* What to produce:
Give the number of lines in the listing that hold the word "seaborn". Write nothing but that number.

Start Raw data

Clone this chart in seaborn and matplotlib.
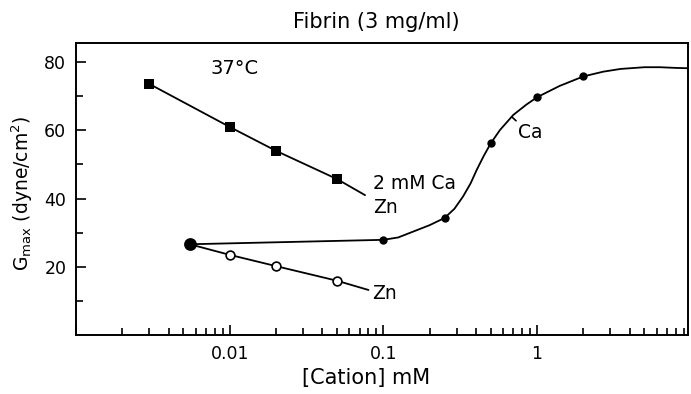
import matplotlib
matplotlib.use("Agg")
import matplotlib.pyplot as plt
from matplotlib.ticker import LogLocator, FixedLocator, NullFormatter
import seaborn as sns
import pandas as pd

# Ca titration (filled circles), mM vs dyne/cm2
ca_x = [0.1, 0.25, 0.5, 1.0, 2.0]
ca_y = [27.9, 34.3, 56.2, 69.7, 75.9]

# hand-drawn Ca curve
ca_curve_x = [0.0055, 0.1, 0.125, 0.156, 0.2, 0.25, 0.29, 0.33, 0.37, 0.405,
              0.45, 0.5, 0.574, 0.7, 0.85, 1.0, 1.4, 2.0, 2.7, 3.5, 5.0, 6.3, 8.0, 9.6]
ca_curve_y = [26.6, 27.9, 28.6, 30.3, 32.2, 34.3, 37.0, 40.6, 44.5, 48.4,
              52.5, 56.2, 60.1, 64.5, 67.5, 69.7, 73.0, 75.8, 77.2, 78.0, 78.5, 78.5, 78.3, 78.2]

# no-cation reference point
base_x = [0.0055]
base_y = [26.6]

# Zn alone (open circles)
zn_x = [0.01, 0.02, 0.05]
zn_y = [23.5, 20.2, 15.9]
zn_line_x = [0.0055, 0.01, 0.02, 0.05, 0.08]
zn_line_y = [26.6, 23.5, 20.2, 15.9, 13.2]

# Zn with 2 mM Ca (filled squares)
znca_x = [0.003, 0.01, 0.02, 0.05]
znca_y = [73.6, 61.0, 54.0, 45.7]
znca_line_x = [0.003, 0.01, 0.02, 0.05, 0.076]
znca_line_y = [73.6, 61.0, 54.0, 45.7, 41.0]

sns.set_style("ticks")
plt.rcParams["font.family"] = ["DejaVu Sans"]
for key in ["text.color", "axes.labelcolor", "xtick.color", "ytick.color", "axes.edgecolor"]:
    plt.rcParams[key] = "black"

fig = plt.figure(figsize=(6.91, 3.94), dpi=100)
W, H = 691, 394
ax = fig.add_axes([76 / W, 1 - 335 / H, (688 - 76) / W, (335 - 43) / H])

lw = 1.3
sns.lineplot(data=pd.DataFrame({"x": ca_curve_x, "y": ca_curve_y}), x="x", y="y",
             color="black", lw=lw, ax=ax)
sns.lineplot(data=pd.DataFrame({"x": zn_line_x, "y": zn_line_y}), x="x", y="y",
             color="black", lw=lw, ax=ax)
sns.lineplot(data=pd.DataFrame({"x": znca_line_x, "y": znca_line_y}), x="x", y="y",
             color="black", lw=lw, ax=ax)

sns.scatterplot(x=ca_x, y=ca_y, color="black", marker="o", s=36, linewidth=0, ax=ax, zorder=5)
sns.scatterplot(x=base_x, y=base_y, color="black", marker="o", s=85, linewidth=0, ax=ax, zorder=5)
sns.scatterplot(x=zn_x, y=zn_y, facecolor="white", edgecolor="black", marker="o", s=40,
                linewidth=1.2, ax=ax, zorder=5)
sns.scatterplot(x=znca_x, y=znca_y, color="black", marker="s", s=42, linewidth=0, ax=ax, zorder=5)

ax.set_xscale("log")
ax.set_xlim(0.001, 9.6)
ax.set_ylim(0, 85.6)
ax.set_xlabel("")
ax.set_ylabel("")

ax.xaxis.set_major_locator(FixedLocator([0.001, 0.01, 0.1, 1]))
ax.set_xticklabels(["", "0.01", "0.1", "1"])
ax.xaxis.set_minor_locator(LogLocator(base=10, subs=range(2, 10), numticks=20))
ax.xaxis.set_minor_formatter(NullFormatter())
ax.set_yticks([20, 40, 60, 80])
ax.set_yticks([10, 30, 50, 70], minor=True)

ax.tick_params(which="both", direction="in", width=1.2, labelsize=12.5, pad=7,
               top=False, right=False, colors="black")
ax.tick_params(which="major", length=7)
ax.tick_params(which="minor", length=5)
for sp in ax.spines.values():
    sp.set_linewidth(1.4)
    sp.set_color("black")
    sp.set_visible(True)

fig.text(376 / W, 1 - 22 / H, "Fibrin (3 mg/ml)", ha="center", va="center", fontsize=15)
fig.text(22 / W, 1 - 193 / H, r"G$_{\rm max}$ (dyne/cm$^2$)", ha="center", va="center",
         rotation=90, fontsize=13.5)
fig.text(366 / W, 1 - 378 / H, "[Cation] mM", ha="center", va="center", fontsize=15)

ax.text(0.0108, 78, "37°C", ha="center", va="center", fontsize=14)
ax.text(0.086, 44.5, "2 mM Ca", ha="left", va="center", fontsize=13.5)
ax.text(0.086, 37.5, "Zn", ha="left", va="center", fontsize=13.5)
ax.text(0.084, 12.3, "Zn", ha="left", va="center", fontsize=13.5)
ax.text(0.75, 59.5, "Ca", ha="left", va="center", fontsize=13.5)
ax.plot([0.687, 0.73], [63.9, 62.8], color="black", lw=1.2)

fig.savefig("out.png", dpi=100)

End Raw data

* Task solution:
2